[RECORDED INFORMATION]
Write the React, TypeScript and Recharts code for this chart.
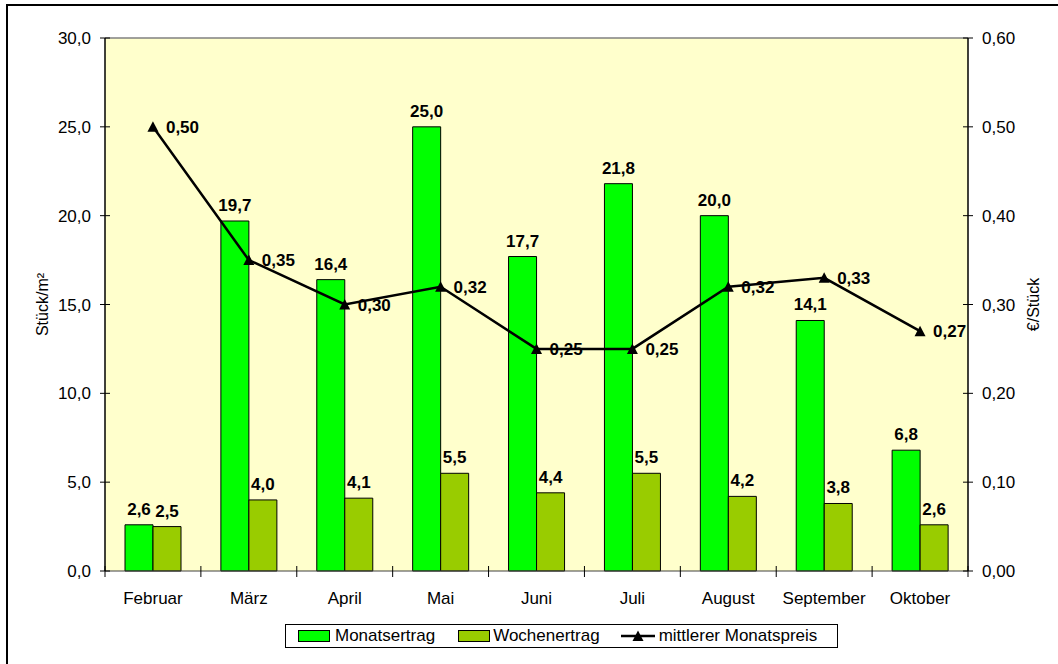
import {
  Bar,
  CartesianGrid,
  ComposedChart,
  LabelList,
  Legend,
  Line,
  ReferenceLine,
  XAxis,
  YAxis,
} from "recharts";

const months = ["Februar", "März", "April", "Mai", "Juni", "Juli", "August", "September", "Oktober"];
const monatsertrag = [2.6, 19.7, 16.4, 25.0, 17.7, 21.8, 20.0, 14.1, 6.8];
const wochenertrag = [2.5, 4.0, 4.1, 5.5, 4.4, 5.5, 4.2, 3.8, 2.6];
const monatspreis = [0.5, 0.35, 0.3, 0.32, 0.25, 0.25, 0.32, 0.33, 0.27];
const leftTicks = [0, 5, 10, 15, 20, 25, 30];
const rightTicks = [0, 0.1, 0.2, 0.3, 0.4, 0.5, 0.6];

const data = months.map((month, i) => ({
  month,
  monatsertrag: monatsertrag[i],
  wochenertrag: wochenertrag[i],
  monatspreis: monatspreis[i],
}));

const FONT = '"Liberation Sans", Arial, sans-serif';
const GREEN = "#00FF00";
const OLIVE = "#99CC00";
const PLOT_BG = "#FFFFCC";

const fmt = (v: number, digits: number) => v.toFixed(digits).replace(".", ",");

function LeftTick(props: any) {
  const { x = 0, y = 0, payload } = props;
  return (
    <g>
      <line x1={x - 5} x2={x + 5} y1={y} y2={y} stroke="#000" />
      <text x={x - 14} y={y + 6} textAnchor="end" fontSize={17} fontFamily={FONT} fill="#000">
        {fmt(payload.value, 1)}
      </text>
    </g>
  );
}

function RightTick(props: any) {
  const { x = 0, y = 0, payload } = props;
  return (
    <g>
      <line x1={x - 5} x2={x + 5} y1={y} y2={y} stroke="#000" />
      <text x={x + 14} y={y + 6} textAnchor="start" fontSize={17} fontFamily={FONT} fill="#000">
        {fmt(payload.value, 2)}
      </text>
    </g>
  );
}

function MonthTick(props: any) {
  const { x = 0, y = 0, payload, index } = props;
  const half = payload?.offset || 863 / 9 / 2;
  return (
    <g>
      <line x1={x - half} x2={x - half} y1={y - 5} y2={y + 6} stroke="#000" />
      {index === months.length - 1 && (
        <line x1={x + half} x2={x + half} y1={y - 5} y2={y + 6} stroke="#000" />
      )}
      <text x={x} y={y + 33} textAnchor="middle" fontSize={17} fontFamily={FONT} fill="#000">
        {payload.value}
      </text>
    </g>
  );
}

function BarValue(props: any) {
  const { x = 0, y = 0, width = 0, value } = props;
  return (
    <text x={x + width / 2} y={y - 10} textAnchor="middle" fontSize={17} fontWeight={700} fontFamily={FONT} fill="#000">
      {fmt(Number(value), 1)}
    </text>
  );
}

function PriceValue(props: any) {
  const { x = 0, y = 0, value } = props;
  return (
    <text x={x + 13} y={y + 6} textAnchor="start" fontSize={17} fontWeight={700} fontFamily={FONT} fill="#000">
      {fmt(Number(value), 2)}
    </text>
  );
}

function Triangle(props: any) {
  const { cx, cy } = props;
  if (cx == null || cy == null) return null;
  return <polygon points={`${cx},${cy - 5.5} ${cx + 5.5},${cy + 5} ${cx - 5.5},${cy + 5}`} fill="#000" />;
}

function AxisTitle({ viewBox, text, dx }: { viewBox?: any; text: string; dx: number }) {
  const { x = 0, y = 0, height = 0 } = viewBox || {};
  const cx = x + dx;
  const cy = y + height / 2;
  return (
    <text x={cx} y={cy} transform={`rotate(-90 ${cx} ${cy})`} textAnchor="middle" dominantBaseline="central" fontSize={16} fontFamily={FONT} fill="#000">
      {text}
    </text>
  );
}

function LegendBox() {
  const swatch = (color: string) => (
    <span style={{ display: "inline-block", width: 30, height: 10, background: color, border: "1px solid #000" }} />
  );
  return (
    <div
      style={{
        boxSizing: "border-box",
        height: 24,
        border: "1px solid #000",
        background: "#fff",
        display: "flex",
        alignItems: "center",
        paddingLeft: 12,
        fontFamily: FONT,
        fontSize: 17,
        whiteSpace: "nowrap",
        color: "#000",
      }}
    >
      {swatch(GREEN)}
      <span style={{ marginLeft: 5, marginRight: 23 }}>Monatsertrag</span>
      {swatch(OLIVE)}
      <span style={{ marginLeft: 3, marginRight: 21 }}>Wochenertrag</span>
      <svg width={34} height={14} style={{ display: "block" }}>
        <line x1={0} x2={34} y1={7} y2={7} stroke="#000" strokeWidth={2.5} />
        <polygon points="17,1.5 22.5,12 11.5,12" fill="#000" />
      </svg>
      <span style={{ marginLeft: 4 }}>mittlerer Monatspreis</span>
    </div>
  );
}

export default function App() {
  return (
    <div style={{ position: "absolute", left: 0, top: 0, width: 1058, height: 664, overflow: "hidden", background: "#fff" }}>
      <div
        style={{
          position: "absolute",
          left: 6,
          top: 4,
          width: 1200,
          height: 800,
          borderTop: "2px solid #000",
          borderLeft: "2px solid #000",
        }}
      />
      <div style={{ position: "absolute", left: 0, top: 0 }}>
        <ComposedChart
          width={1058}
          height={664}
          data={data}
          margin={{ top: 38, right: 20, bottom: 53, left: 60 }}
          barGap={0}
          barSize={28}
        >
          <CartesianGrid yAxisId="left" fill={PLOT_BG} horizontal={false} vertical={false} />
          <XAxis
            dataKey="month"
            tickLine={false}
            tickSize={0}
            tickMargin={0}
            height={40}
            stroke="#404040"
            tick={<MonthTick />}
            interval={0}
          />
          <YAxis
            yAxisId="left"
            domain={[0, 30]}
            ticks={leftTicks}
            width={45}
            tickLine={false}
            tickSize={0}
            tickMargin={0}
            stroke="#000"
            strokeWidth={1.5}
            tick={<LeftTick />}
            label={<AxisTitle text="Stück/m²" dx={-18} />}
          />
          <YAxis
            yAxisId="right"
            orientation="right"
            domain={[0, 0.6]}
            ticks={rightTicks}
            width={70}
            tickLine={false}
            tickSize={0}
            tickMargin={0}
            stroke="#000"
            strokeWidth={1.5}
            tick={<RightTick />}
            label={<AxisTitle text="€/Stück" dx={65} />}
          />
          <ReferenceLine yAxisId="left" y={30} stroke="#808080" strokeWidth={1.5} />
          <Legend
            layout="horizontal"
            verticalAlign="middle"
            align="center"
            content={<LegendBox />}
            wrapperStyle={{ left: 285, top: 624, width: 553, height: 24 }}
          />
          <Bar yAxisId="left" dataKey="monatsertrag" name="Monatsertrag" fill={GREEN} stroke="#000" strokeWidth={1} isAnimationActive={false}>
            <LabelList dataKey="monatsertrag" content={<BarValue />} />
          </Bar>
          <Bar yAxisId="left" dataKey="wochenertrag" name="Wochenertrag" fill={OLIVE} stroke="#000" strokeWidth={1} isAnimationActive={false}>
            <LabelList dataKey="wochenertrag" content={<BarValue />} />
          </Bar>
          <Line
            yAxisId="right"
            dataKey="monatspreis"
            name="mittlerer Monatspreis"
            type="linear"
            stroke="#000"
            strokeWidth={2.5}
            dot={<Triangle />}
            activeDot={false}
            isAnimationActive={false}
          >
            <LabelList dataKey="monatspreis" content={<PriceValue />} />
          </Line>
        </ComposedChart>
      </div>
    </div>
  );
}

[BRIEF] Write out the full set of lines verbatim, without the pictures.

[EXERCISE OUTPUT]
Write the React, TypeScript and Recharts code for this chart.
import {
  Bar,
  CartesianGrid,
  ComposedChart,
  LabelList,
  Legend,
  Line,
  ReferenceLine,
  XAxis,
  YAxis,
} from "recharts";

const months = ["Februar", "März", "April", "Mai", "Juni", "Juli", "August", "September", "Oktober"];
const monatsertrag = [2.6, 19.7, 16.4, 25.0, 17.7, 21.8, 20.0, 14.1, 6.8];
const wochenertrag = [2.5, 4.0, 4.1, 5.5, 4.4, 5.5, 4.2, 3.8, 2.6];
const monatspreis = [0.5, 0.35, 0.3, 0.32, 0.25, 0.25, 0.32, 0.33, 0.27];
const leftTicks = [0, 5, 10, 15, 20, 25, 30];
const rightTicks = [0, 0.1, 0.2, 0.3, 0.4, 0.5, 0.6];

const data = months.map((month, i) => ({
  month,
  monatsertrag: monatsertrag[i],
  wochenertrag: wochenertrag[i],
  monatspreis: monatspreis[i],
}));

const FONT = '"Liberation Sans", Arial, sans-serif';
const GREEN = "#00FF00";
const OLIVE = "#99CC00";
const PLOT_BG = "#FFFFCC";

const fmt = (v: number, digits: number) => v.toFixed(digits).replace(".", ",");

function LeftTick(props: any) {
  const { x = 0, y = 0, payload } = props;
  return (
    <g>
      <line x1={x - 5} x2={x + 5} y1={y} y2={y} stroke="#000" />
      <text x={x - 14} y={y + 6} textAnchor="end" fontSize={17} fontFamily={FONT} fill="#000">
        {fmt(payload.value, 1)}
      </text>
    </g>
  );
}

function RightTick(props: any) {
  const { x = 0, y = 0, payload } = props;
  return (
    <g>
      <line x1={x - 5} x2={x + 5} y1={y} y2={y} stroke="#000" />
      <text x={x + 14} y={y + 6} textAnchor="start" fontSize={17} fontFamily={FONT} fill="#000">
        {fmt(payload.value, 2)}
      </text>
    </g>
  );
}

function MonthTick(props: any) {
  const { x = 0, y = 0, payload, index } = props;
  const half = payload?.offset || 863 / 9 / 2;
  return (
    <g>
      <line x1={x - half} x2={x - half} y1={y - 5} y2={y + 6} stroke="#000" />
      {index === months.length - 1 && (
        <line x1={x + half} x2={x + half} y1={y - 5} y2={y + 6} stroke="#000" />
      )}
      <text x={x} y={y + 33} textAnchor="middle" fontSize={17} fontFamily={FONT} fill="#000">
        {payload.value}
      </text>
    </g>
  );
}

function BarValue(props: any) {
  const { x = 0, y = 0, width = 0, value } = props;
  return (
    <text x={x + width / 2} y={y - 10} textAnchor="middle" fontSize={17} fontWeight={700} fontFamily={FONT} fill="#000">
      {fmt(Number(value), 1)}
    </text>
  );
}

function PriceValue(props: any) {
  const { x = 0, y = 0, value } = props;
  return (
    <text x={x + 13} y={y + 6} textAnchor="start" fontSize={17} fontWeight={700} fontFamily={FONT} fill="#000">
      {fmt(Number(value), 2)}
    </text>
  );
}

function Triangle(props: any) {
  const { cx, cy } = props;
  if (cx == null || cy == null) return null;
  return <polygon points={`${cx},${cy - 5.5} ${cx + 5.5},${cy + 5} ${cx - 5.5},${cy + 5}`} fill="#000" />;
}

function AxisTitle({ viewBox, text, dx }: { viewBox?: any; text: string; dx: number }) {
  const { x = 0, y = 0, height = 0 } = viewBox || {};
  const cx = x + dx;
  const cy = y + height / 2;
  return (
    <text x={cx} y={cy} transform={`rotate(-90 ${cx} ${cy})`} textAnchor="middle" dominantBaseline="central" fontSize={16} fontFamily={FONT} fill="#000">
      {text}
    </text>
  );
}

function LegendBox() {
  const swatch = (color: string) => (
    <span style={{ display: "inline-block", width: 30, height: 10, background: color, border: "1px solid #000" }} />
  );
  return (
    <div
      style={{
        boxSizing: "border-box",
        height: 24,
        border: "1px solid #000",
        background: "#fff",
        display: "flex",
        alignItems: "center",
        paddingLeft: 12,
        fontFamily: FONT,
        fontSize: 17,
        whiteSpace: "nowrap",
        color: "#000",
      }}
    >
      {swatch(GREEN)}
      <span style={{ marginLeft: 5, marginRight: 23 }}>Monatsertrag</span>
      {swatch(OLIVE)}
      <span style={{ marginLeft: 3, marginRight: 21 }}>Wochenertrag</span>
      <svg width={34} height={14} style={{ display: "block" }}>
        <line x1={0} x2={34} y1={7} y2={7} stroke="#000" strokeWidth={2.5} />
        <polygon points="17,1.5 22.5,12 11.5,12" fill="#000" />
      </svg>
      <span style={{ marginLeft: 4 }}>mittlerer Monatspreis</span>
    </div>
  );
}

export default function App() {
  return (
    <div style={{ position: "absolute", left: 0, top: 0, width: 1058, height: 664, overflow: "hidden", background: "#fff" }}>
      <div
        style={{
          position: "absolute",
          left: 6,
          top: 4,
          width: 1200,
          height: 800,
          borderTop: "2px solid #000",
          borderLeft: "2px solid #000",
        }}
      />
      <div style={{ position: "absolute", left: 0, top: 0 }}>
        <ComposedChart
          width={1058}
          height={664}
          data={data}
          margin={{ top: 38, right: 20, bottom: 53, left: 60 }}
          barGap={0}
          barSize={28}
        >
          <CartesianGrid yAxisId="left" fill={PLOT_BG} horizontal={false} vertical={false} />
          <XAxis
            dataKey="month"
            tickLine={false}
            tickSize={0}
            tickMargin={0}
            height={40}
            stroke="#404040"
            tick={<MonthTick />}
            interval={0}
          />
          <YAxis
            yAxisId="left"
            domain={[0, 30]}
            ticks={leftTicks}
            width={45}
            tickLine={false}
            tickSize={0}
            tickMargin={0}
            stroke="#000"
            strokeWidth={1.5}
            tick={<LeftTick />}
            label={<AxisTitle text="Stück/m²" dx={-18} />}
          />
          <YAxis
            yAxisId="right"
            orientation="right"
            domain={[0, 0.6]}
            ticks={rightTicks}
            width={70}
            tickLine={false}
            tickSize={0}
            tickMargin={0}
            stroke="#000"
            strokeWidth={1.5}
            tick={<RightTick />}
            label={<AxisTitle text="€/Stück" dx={65} />}
          />
          <ReferenceLine yAxisId="left" y={30} stroke="#808080" strokeWidth={1.5} />
          <Legend
            layout="horizontal"
            verticalAlign="middle"
            align="center"
            content={<LegendBox />}
            wrapperStyle={{ left: 285, top: 624, width: 553, height: 24 }}
          />
          <Bar yAxisId="left" dataKey="monatsertrag" name="Monatsertrag" fill={GREEN} stroke="#000" strokeWidth={1} isAnimationActive={false}>
            <LabelList dataKey="monatsertrag" content={<BarValue />} />
          </Bar>
          <Bar yAxisId="left" dataKey="wochenertrag" name="Wochenertrag" fill={OLIVE} stroke="#000" strokeWidth={1} isAnimationActive={false}>
            <LabelList dataKey="wochenertrag" content={<BarValue />} />
          </Bar>
          <Line
            yAxisId="right"
            dataKey="monatspreis"
            name="mittlerer Monatspreis"
            type="linear"
            stroke="#000"
            strokeWidth={2.5}
            dot={<Triangle />}
            activeDot={false}
            isAnimationActive={false}
          >
            <LabelList dataKey="monatspreis" content={<PriceValue />} />
          </Line>
        </ComposedChart>
      </div>
    </div>
  );
}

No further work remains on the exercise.